• [Stated task]: Exactly the lines from the start of the data through the line containing "plt.rcParams['font.family'] = ['Liberation" should be output, with both ends kept and nothing added.

• [Records]:
_____
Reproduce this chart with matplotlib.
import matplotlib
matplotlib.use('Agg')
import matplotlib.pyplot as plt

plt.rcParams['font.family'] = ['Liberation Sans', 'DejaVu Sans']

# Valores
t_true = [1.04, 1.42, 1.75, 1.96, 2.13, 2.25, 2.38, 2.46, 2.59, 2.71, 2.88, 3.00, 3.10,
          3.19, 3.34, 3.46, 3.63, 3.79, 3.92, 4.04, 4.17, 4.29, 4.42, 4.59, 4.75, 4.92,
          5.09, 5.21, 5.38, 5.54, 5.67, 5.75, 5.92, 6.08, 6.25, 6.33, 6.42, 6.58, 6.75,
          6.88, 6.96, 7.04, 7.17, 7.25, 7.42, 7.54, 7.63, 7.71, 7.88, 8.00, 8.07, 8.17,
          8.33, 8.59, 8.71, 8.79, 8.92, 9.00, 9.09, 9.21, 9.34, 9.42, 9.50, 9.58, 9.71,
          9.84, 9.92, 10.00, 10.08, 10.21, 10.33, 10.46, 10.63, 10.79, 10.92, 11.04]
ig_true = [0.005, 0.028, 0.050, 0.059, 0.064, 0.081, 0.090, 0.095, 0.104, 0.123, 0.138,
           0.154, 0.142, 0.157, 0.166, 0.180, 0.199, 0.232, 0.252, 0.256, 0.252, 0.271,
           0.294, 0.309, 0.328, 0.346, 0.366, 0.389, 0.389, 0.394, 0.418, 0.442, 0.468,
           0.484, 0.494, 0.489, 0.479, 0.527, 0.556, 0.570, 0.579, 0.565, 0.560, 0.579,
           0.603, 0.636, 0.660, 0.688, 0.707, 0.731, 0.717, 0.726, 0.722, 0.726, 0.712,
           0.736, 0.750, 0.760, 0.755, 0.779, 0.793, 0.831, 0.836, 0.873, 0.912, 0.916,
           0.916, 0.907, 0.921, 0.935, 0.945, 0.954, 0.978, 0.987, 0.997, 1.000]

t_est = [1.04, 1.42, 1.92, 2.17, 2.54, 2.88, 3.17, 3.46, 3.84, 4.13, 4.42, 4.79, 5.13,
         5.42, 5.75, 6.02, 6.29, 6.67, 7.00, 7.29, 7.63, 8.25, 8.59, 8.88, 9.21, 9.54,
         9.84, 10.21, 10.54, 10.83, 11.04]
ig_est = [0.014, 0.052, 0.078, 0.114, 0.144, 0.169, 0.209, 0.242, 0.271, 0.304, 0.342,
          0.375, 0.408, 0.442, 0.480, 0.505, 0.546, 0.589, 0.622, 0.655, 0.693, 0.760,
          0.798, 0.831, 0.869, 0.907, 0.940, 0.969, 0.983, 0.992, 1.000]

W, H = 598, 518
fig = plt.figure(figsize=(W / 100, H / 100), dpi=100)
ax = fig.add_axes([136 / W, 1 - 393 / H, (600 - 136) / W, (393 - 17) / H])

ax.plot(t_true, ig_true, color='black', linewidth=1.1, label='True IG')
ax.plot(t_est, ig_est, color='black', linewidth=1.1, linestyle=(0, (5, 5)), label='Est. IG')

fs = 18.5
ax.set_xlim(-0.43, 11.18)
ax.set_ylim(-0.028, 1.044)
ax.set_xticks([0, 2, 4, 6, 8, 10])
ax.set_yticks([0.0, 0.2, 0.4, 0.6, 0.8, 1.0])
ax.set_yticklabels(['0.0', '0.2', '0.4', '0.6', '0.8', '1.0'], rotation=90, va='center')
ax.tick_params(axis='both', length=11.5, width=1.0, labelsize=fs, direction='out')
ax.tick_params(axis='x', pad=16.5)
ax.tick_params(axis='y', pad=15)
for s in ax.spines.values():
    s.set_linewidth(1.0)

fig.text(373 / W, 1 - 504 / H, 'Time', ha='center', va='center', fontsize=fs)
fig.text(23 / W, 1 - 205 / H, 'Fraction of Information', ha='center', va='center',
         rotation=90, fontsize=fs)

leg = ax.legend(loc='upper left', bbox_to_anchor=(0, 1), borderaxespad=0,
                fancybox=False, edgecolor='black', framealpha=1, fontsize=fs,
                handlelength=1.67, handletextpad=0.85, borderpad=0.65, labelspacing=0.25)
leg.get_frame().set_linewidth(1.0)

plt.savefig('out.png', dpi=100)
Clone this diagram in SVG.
_____
• [Task solution]:
Reproduce this chart with matplotlib.
import matplotlib
matplotlib.use('Agg')
import matplotlib.pyplot as plt

plt.rcParams['font.family'] = ['Liberation Sans', 'DejaVu Sans']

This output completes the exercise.